12 Responses to On Abandonment

  1. Benno says:

    I can’t help but think that …it was all meant to be so.
    The nature of existence is change.
    Security is a concept, the mind has created.
    It doesn’t exist .
    The mind creates the concept as soon as it is able to think.
    In its never ending desire to keep what it thinks it has.
    The biggest fear is losing who/what we think we are.

  2. Catrin says:

    Lovely piece Michaela, thanks for sharing your experiences.
    You are so good at writing and explaining.

    ❤ Catrin

  3. Brenda Rose says:

    Amazing insights, Michaela. You just taught me more about abandonment than anyone ever has! I had to take a tear break half way through it! I’ll leave my dissertation of my reasons for deep core abandonment issues for another time! ; ) Just know that I’m very grateful for your writings here.
    Thank you!
    (Half way through your article, I opened that bottle of Stout!)
    One thing good about the issue is that one has a deep desire to be a better person spiritually. I read, many years ago somewhere, that when young (toddler) girls loose their dad they tend to lean towards spiritual development.
    Thanks again for showing us the posssible ‘results’ of abandonment issues.

  4. Brenda Rose says:

    Michaela, “That is true, but how do we convince the heart that this is so ?”
    I don’t know if it is possible to convince the heart. I think we might just have to wait to be totally awakened. Then that problem will have dissolved.

    • Michaela says:

      …how do we convince the heart that this is so ?

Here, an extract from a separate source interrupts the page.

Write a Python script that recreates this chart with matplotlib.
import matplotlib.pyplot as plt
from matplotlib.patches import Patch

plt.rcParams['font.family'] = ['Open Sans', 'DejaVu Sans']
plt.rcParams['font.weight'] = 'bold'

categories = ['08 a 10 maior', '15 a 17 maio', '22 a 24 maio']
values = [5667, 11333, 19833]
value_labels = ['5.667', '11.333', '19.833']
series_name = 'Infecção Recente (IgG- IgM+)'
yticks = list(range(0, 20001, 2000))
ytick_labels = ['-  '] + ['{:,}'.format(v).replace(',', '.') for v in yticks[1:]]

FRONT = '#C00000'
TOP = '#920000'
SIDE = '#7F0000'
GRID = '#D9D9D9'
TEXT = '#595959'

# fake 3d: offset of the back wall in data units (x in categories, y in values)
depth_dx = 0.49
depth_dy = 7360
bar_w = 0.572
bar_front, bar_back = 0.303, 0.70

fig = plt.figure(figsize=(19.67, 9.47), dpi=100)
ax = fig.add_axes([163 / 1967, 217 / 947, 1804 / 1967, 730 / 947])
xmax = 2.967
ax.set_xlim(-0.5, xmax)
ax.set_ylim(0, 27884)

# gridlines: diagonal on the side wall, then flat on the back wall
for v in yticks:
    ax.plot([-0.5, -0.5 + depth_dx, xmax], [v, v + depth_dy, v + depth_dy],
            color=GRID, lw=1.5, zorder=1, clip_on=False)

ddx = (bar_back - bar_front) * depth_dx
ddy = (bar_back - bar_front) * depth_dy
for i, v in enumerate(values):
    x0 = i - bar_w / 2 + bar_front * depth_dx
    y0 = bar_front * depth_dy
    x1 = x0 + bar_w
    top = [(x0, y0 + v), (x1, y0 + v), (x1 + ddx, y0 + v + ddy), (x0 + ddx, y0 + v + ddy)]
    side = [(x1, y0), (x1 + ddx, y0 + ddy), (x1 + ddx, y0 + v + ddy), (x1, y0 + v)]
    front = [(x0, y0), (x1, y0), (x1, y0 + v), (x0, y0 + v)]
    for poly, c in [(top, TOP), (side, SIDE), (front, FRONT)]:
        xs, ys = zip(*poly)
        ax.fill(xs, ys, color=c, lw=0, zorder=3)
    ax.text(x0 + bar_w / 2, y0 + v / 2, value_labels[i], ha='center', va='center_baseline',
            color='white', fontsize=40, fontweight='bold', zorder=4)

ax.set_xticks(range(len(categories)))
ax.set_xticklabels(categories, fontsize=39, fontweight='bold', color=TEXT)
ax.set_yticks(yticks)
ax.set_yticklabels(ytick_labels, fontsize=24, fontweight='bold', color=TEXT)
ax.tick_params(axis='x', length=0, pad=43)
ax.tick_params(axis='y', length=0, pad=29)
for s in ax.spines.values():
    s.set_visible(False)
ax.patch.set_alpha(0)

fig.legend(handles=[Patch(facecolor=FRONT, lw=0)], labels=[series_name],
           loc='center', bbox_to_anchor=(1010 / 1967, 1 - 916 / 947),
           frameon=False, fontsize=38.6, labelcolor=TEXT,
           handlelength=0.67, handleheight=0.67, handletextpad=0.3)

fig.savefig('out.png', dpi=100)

      Simply by letting go. It is not enough to “know” about these things mentally. Letting go means to go right into feelings of fear, guilt, shame and boredom and find what is beyond the padding.

      • Brenda Rose says:

        I hear you. This process does work. It’s a pretty big onion that I’ve been peeling and letting go of. But it should eventually lead to total peace. : )
        Thanks again.

  5. Pete says:

    Thank you Michaela

    Very true article.

    You and many on the ET site have read some of my story.
    Most of my life has been affected by emotional abandonment.

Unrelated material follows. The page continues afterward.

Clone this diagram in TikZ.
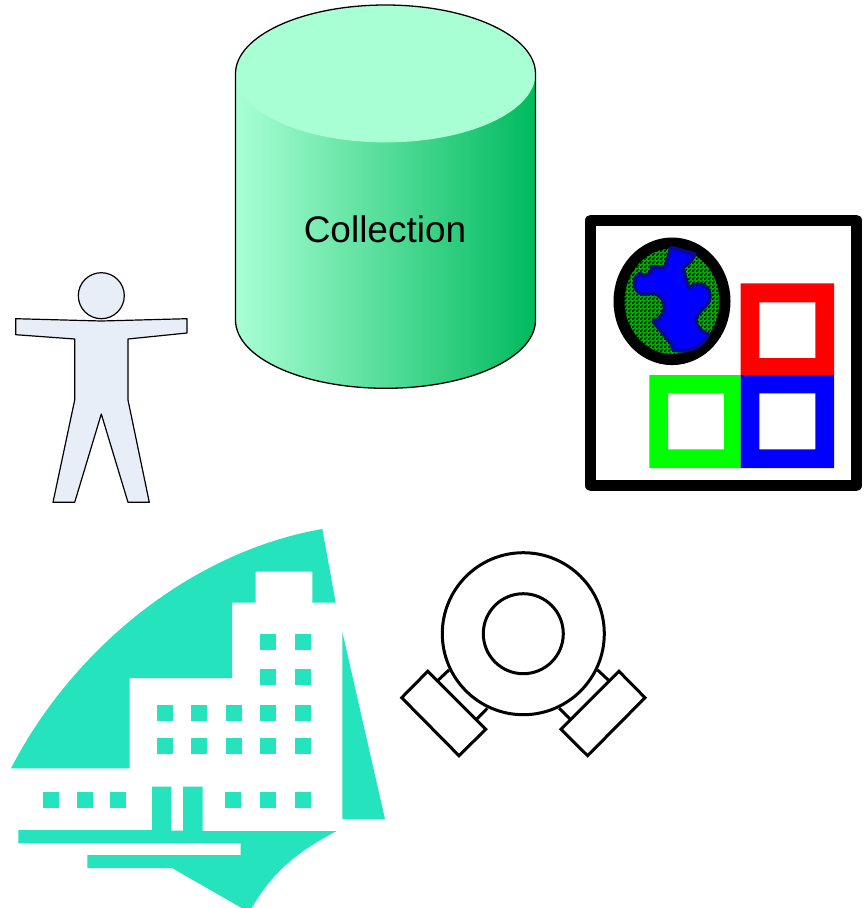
\documentclass[tikz,border=0pt]{standalone}
\usepackage{fontspec}
\setmainfont{Liberation Sans}
\usetikzlibrary{patterns}
\pgfdeclarepatternformonly{chk}{\pgfpointorigin}{\pgfqpoint{4pt}{4pt}}{\pgfqpoint{4pt}{4pt}}{%
  \pgfpathrectangle{\pgfpointorigin}{\pgfqpoint{2pt}{2pt}}%
  \pgfpathrectangle{\pgfqpoint{2pt}{2pt}}{\pgfqpoint{2pt}{2pt}}%
  \pgfusepath{fill}}
\definecolor{teal1}{HTML}{24E3BD}
\definecolor{cyltop}{HTML}{A9FFD4}
\definecolor{cyldark}{HTML}{00BA5E}
\definecolor{bodyblue}{HTML}{E8EEF8}
\definecolor{landedge}{HTML}{0A0A8C}
\definecolor{globegreen}{HTML}{00B000}
\tikzset{
  teal shape/.style={fill=teal1,draw=none},
  person/.style={fill=bodyblue,draw=black,line width=1.2pt,line join=round},
  pump/.style={draw=black,line width=3pt,fill=white,line join=miter},
  pumpline/.style={draw=black,line width=3pt},
  cyl/.style={draw=black,line width=1.3pt},
  win/.pic={\fill[teal1] (0,0) rectangle (16,16);},
}
\begin{document}
\begin{tikzpicture}[x=1pt,y=-1pt]
\useasboundingbox (0,0) rectangle (866,908);
\fill[white] (0,0) rectangle (866,908);
% cylinder
\shade[left color=cyltop,right color=cyldark]
  (235.5,73.7) -- (235.5,320) .. controls (235.5,358) and (303,388.3) .. (385.5,388.3)
  .. controls (468,388.3) and (535.5,358) .. (535.5,320) -- (535.5,73.7) -- cycle;
\fill[cyltop] (385.5,73.7) ellipse [x radius=150,y radius=68.7];
\draw[cyl] (235.5,320) -- (235.5,73.7)
  .. controls (235.5,35.7) and (303,5) .. (385.5,5)
  .. controls (468,5) and (535.5,35.7) .. (535.5,73.7)
  -- (535.5,320)
  .. controls (535.5,358) and (468,388.3) .. (385.5,388.3)
  .. controls (303,388.3) and (235.5,358) .. (235.5,320) -- cycle;
\node[anchor=base,inner sep=0pt,font=\fontsize{37}{40}\selectfont] (collection) at (385,242.3) {Collection};
% person
\draw[person] (15.7,318.7) -- (101.3,321) -- (187,318.7) -- (187,333) -- (128,339) -- (128,400)
  -- (149.3,502.3) -- (128,502.3) -- (101.3,414) -- (74.7,502.3) -- (53,502.3) -- (74.7,400)
  -- (74.7,339) -- (15.7,334.7) -- cycle;
\draw[person] (101.3,295.7) circle [radius=23];
% map frame
\draw[line width=11pt,line join=round,fill=white] (590.8,220) rectangle (856.2,485.8);
\fill[red,even odd rule] (740.7,283.3) rectangle (834,375) (759.3,302.3) rectangle (815.3,358);
\fill[green,even odd rule] (649.3,375) rectangle (740.7,468) (668,393.3) rectangle (724,449.3);
\fill[blue,even odd rule] (740.7,375) rectangle (834,468) (759.3,393.3) rectangle (815.3,449.3);
% globe
\fill[globegreen] (672,301.3) ellipse [x radius=53,y radius=58.3];
\fill[pattern=chk,pattern color=black] (672,301.3) ellipse [x radius=53,y radius=58.3];
\draw[line width=11pt] (672,301.3) ellipse [x radius=53,y radius=58.3];
\draw[fill=blue,draw=landedge,line width=3.5pt,line join=round]
  (671,247.3) -- (695,254)
  .. controls (691.7,261.7) and (685,266.7) .. (682.7,267.7)
  -- (688.7,288.3)
  .. controls (698.3,280) and (710,285) .. (710,296.7)
  .. controls (710,306.7) and (696.7,310) .. (696,320)
  .. controls (696,328.3) and (705,333.3) .. (708.7,334.3)
  .. controls (703.3,346.7) and (690,353.3) .. (673.3,350)
  -- (671,343.3) -- (653.3,321.7)
  .. controls (666.7,316.7) and (668.3,300) .. (656.7,294.3)
  .. controls (651.7,291.7) and (645,296) .. (640,293.3)
  .. controls (631.7,288.3) and (633.3,276.7) .. (640,273.3)
  .. controls (645,278.3) and (653.3,273.3) .. (651.7,266.7)
  -- (665,267.3) -- cycle;
% building
\path[teal shape] (11,768.3) .. controls (72,650) and (190,552) .. (322.3,529)
  -- (335.7,602.7) -- (312.3,602.7) -- (312.3,571.7) -- (255.7,571.7) -- (255.7,602.7)
  -- (232,602.7) -- (232,678) -- (129.7,678) -- (129.7,768.3) -- cycle;
\path[teal shape] (342.3,631.7) -- (385,819) -- (342.3,819) -- cycle;
\path[teal shape] (18.3,830) -- (152,830) -- (152,786.7) -- (171.3,786.7) -- (171.3,830.7)
  -- (183,830.7) -- (183,786.7) -- (202.7,786.7) -- (202.7,831) -- (336.7,831)
  .. controls (295,853) and (272,873) .. (251.7,908) -- (241.7,908) -- (172,868)
  -- (87.3,868) -- (87.3,855) -- (240.7,855) -- (240.7,843.3) -- (18.3,843.3) -- cycle;
\foreach \wx/\wy in {260/634,295/634,260/669,295/669,
  157/705,191/705,226/705,260/705,295/705,
  157/738,191/738,226/738,260/738,295/738,
  43/792,77/792,110/792,225/792,260/792,295/792}
  \pic at (\wx,\wy) {win};
% pump
\draw[pumpline] (438.3,680) -- (449,670);
\draw[pumpline] (476.7,719) -- (487.3,708.3);
\draw[pumpline] (608.3,680) -- (597.6,670);
\draw[pumpline] (570,719) -- (559.3,708.3);
\draw[pump] (523.3,633.7) circle [radius=81];
\draw[pump] (523.3,633.7) circle [radius=40];
\draw[pump] (427.7,671.3) -- (401.7,697.7) -- (459,755.7) -- (485.7,729.3) -- cycle;
\draw[pump] (619,671.3) -- (645,697.7) -- (587.6,755.7) -- (561,729.3) -- cycle;
\end{tikzpicture}
\end{document}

    Healing the ‘inner child’, understanding the false beliefs and exaggerated self talk, letting go of the circumstantial past, pain body and trauma, to developing healthy self love.

    ‘Going right into the feelings’ as you say armed with my truth and the help of CBT, ET, Byron Katie’s the work, Understanding and Compassion, and other sources help to allow healing to oneself from the inside out.

    In my case it is ongoing and requires courage but it is worth it.

    Some of the Monsters of the past seem to die slowly.
    Then again, it’s amazing when I remind myself that monsters are not real anyway and the demons of the past are only really thoughts about dead demons.
    Then I have a little laugh to myself. It seems to make letting go easier.

    Thank you again.

    • Michaela says:

      Thank you, Pete.
      Yes, you are right – it is ongoing work and it requires courage.
      And..letting go is such a beautiful feeling….

      Thank you for visiting.

    • Brenda Rose says:

      Pete, That’s a very good description about past demons and monsters. A good process that you described.
      Thank you.

  6. Brenda Rose says:

    We wrote here just a month ago! Amazing!
    Life has shown me so much since then.
    Really, I feel that ALL is always and ever will be taken care of. I tell myself, where do I want my thoughts to be? I have done a lot of work to heal. Most old wounds are gone. So much has been let go of. Now it’s time for me to focus on the positive all the time.
    With gratitude to all the loving helping souls here and there and everywhere.

  7. aolani1 says:

    Great insights. I am dealing with fear now as it sits in the center of my chest. Do I dare peek out? You have clarifies the origins of some of this fear for me. I thank you.